Het lijkt me zo heerlijk om de Nederlandse minister van Buitenlandse Zaken te zijn en dat je dan zonder een vleugje schaamrood op je kaken glashard in een camera zegt dat je wil dat de EU onderzoek gaat doen naar de naleving van het verdrag dat ons land met Israël heeft. De naleving door de Israëliërs uiteraard. Dat lijkt me duidelijk. En als iemand naar het waarom van dat onderzoek vraagt zeg je dat er geruchten door de Haagse en Brusselse wandelgangen gaan dat het niet helemaal in de haak is wat daar precies gebeurt. Mensenrechtenschendingen. Oorlogsmisdaden. Daar voeg je dan snel aan toe dat dat voorlopig roddels zijn en dat je die natuurlijk niet meteen hoeft te geloven. Laat staan erop reageren. Nee, eerst onderzoeken. We willen de heer Netanyahu en zijn vrienden niet voor het hoofd stoten. Ze zijn te druk met hun zelfverdediging en kunnen geen valse beschuldigingen gebruiken.
Daarop zal misschien iemand opperen dat er in de media toch al een behoorlijke tijd overduidelijke bewijzen zijn. Maar dan kom je met: ‘Nee, eerst goed onderzoeken of het echt waar is. Foto’s kunnen door Hamas geshopt zijn. Net als dat de filmpjes van Israëlische bombardementen door AI in elkaar geflanst zouden kunnen zijn. De zogenaamde Poetinpraktijken. Evenals die rijen hongerige Palestijnse kinderen voor de gaarkeukens. Staan ze inderdaad op eten te wachten? Misschien gaat het wel om een onderzoek naar te vette welvaartlevertjes. Zoals bij ons deze week in de Amsterdamse RAI.

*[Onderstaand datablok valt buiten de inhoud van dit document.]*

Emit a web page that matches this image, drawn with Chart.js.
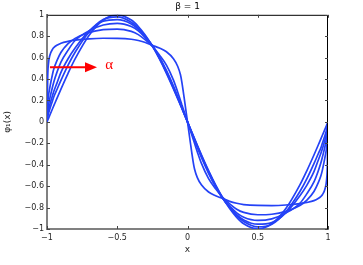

Nee, daar gaan we met de Nederlandse regering zelf eens even goed naar kijken en als er inderdaad wat onregelmatigheden geconstateerd worden dan sturen we een diplomatieke gele kaart. Dat ze weten dat we ze in de smiezen hebben. Nee, we nemen vooralsnog geen maatregelen, maar zeggen wel dat we een streep in het zand hebben gezet en dat we willen dat het probleem ooit wordt opgelost. Als Gaza er dan nog is tenminste. Want als het er niet meer is dan valt er ook niks op te lossen.
Dit zat ik donderdagavond voorzichtig te overdenken op een Amsterdams terras, waar een dame naast me heel smerig zat te vapen. Door de slierten witte rook die haar slecht geboetseerde hoofd verlieten moest ik steeds aan Vaticaanstad denken. En verdomd: mijn buurvrouw had gelijk. God had gesproken en via de Heilige Geest een nieuwe paus aangewezen. Iedereen pakte zijn mobieltje om naar Rome af te reizen. De vapende vamp naast me vroeg of ze op mijn telefoon mocht meekijken. Die van haar herkende haar na haar laatste fillers niet meer. Dat vond ze best erg omdat haar mobieltje eigenlijk nog haar enige contact met de werkelijkheid was. We keken gezellig samen. Opeens sloeg een meneer in de televisiestudio de tafel in tweeën omdat hij met de nieuwe paus ooit aan de wijn had gezeten.
„Als het maar alleen de wijn is”, suggereerde ik tegen mijn tafelgenote, die dat een smerige, suggestieve opmerking vond. Wat ik ermee bedoelde?
„Niks”, loog ik en luisterde naar de man in de studio die uitlegde dat hij met Linke Leo de Veertiende ooit gezellig op stap was geweest.
Verderop riep een man dat het verhaal klopte omdat hij er zelf ook bij was geweest. Volgens hem was het een uit de hand gelopen misdienaarreisje. Vanaf dat moment kreeg hij geen drank meer.
Toen de paus in beeld kwam wenste hij iedereen vrede. Dat vond ik jammer. Ik was toe aan een baldadiger type kerkvorst. Een swingende rapper die voorstelt om op de planeet lekker door te knokken met zijn allen. Eentje die India en Pakistan best hartelijk welkom had mogen heten.
En dat hij dan had gezegd: „Maak elkaar om dat domme Kasjmir schaamteloos kapot, honger elkaar meedogenloos uit en vergeet jullie kernwapens niet. Denk niet aan kinderen. Gewoon de beuk erin. En als jullie willen weten wanneer het te gortig wordt? Pas als de Nederlandse minister van Buitenlandse Zaken dreigt met een onderzoek. Dan moet je oppassen. Maar dat kan zeker nog tien jaar duren”.